Although gold miners were primarily men, some women, like those pictured here, took part. Contrary to what most expected, mining was dirty, tiring work that led only a few to wealth.

[3725] Anonymous, Hanging of Gilbert and Rosengrants at Leadville (1881),
courtesy of the Denver Public Library.
Frontier justice was often swift and public. Here, residents of Leadville, Colorado, turn out in large numbers to watch the hanging of two men in 1881.

[5228] Anonymous, Montgomery Street, San Francisco, 1852 (n.d.),
courtesy of the Library of Congress, Prints and Photographs Division [LC-USZ62-55762].
Rapid, primarily white immigration during the Gold Rush brought California to statehood in 1850, as a "free state" that forbade slavery. Yet, demand for land and forced labor caused a genocidal-scale population decline among California Indians.

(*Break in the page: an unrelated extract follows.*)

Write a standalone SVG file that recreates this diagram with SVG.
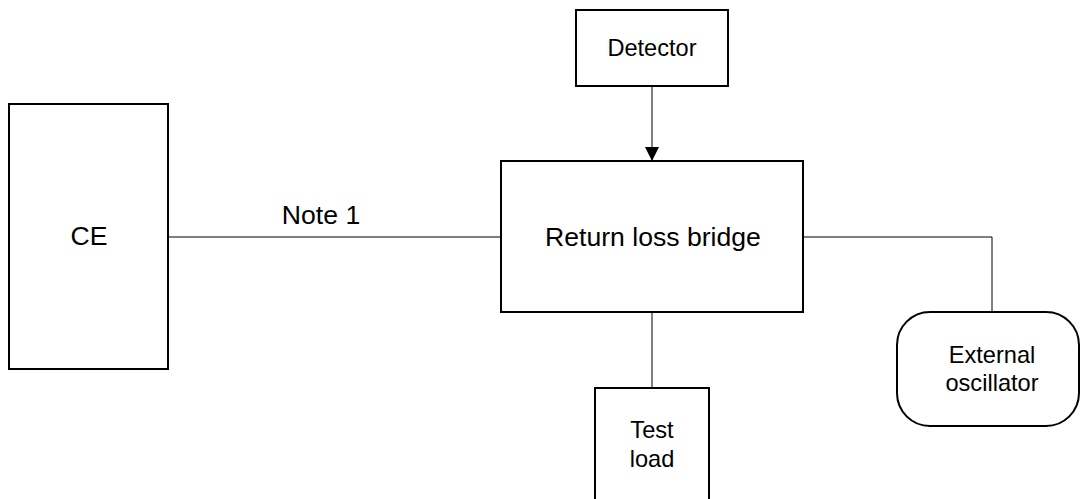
<svg xmlns="http://www.w3.org/2000/svg" width="1082" height="499" viewBox="0 0 1082 499">
<style>
.box{fill:#fff;stroke:#000;stroke-width:2}
.wire{fill:none;stroke:#000;stroke-width:1}
.t{font-family:"Liberation Sans",Arial,sans-serif;fill:#000;text-anchor:middle}
.big{font-size:26.6px}
.small{font-size:23.6px}
</style>
<defs>
<marker id="arr" markerWidth="14" markerHeight="14" refX="14" refY="7" orient="auto" markerUnits="userSpaceOnUse">
<path d="M0,0 L14,7 L0,14 Z" fill="#000"/>
</marker>
</defs>
<rect width="1082" height="499" fill="#fff"/>
<g id="connectors">
<line class="wire" x1="652" y1="86" x2="652" y2="161" marker-end="url(#arr)"/>
<line class="wire" x1="168" y1="237" x2="501" y2="237"/>
<polyline class="wire" points="803,237 992,237 992,312"/>
<line class="wire" x1="652" y1="312" x2="652" y2="388"/>
<text class="t big" x="321" y="224">Note 1</text>
</g>
<g id="detector">
<rect class="box" x="576" y="10" width="152" height="76"/>
<text class="t small" x="652" y="56">Detector</text>
</g>
<g id="ce">
<rect class="box" x="9" y="104" width="159" height="265"/>
<text class="t big" x="89" y="245">CE</text>
</g>
<g id="bridge">
<rect class="box" x="501" y="161" width="302" height="151"/>
<text class="t big" x="653" y="246">Return loss bridge</text>
</g>
<g id="testload">
<rect class="box" x="595" y="388" width="114" height="130"/>
<text class="t small" x="652" y="438">Test</text>
<text class="t small" x="652" y="467">load</text>
</g>
<g id="oscillator">
<rect class="box" x="897" y="312" width="182" height="114" rx="33" ry="33"/>
<text class="t small" x="992" y="363">External</text>
<text class="t small" x="992" y="391">oscillator</text>
</g>
</svg>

[5240] Helen Hunt Jackson, Ramona manuscript page (c. 1883),
courtesy of Colorado College, Tutt Library Special Collections.
Helen Hunt Jackson wrote Ramona hoping to call attention to the mistreatment of California's Indians, much as Harriet Beecher Stowe had to the plight of slaves with Uncle Tom's Cabin.

[5841] Currier and Ives, Gold Mining in California (c. 1871),
courtesy of the Library of Congress [LC-USZC2-1755].
This Currier & Ives lithograph presents a romantic and sanitized portrayal of life in the gold fields. In actuality, the mining process exacted an incredible toll on both miners and the surrounding environment.

[7407] Anonymous, Portsmouth Square, San Francisco, California (c. 1851),
courtesy of the Library of Congress [LC-USZC4-7422].
In July 1846, just two months after the start of the U.S.-Mexican War, John B. Montgomery, captain of the U.S.S. Portsmouth, raised the American flag in San Francisco for the first time. Days later the U.S. army took all of Upper California, though the war raged on for two more years. It was the first and by far the easiest victory for the United States.

[8597] State of California, Chinese Immigration (1877),
courtesy of Vincent Voice Library, Michigan State University.
The California Chinese Exclusion Act of 1877 was the result of growing anti-Chinese sentiment and a shaky labor market. Chinese workers came to the region in large numbers during the 1850s, drawn by the prospect of work from the Gold Rush and railroads. Many white laborers resented the Chinese taking jobs in an overcrowded market.